Saturday 2 July 2005 around 5PM. At the pump after a mere 9 hours in the queue in order to thankfully and triumphantly receive 25 litres! The man in front of me is filling plastic containers and holding coupons for 100 litres of fuel purchased at 69 US cents per litre (about 3 US Dollars a gallon) in stark contrast to the 'strict' enforcement of a 'no containers' ruling. It struck me that at this United Nations fuel depot, where only UN and NGO vehicles were meant to be filling up, only about one in every 20 vehicles seemed to be from the UN or an NGO ... and that every litre being purchased had been purchased with foreign currency, the vast majority of which must have been black market transactions. Where there's a will there is a way it seems.

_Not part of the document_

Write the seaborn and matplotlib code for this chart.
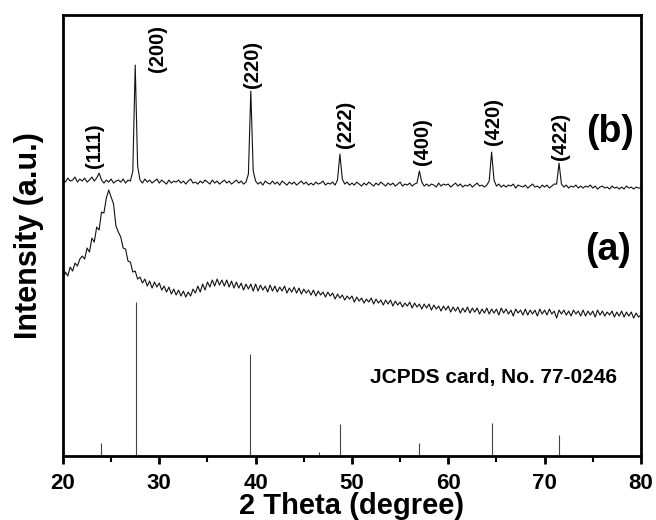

I had an interesting conversation yesterday before heading to the airport. A man has been importing fuel as a business, his tanker going over border, filling up and coming back into Zimbabwe. Using 'creatively acquired' foreign currency, he was recently picked up by CIO agents and questioned for 12 hours or so. His creative acquisition is in a grey area of law so they reluctantly had to let him go, after a warning and steps to close the business operation. A couple of weeks later, the CIO themselves are short of fuel, so they call him to ask if he can get them some! 'I can't, you shut me down' ... and presto, they are organising him with all the 'right' permits so he can bring in fuel for them, same system, now suddenly legal and fine.
People ask me about petrol rationing ... and why the Zimbabwe government doesn't simply reintroduce a system that has worked well at several times in the past, but the answer is simple: they could not organise a fair and efficient rationing system. It seems that this government is not capable any longer of organising or administering even the simplest project or programme without massive inefficiency and immediate corruption.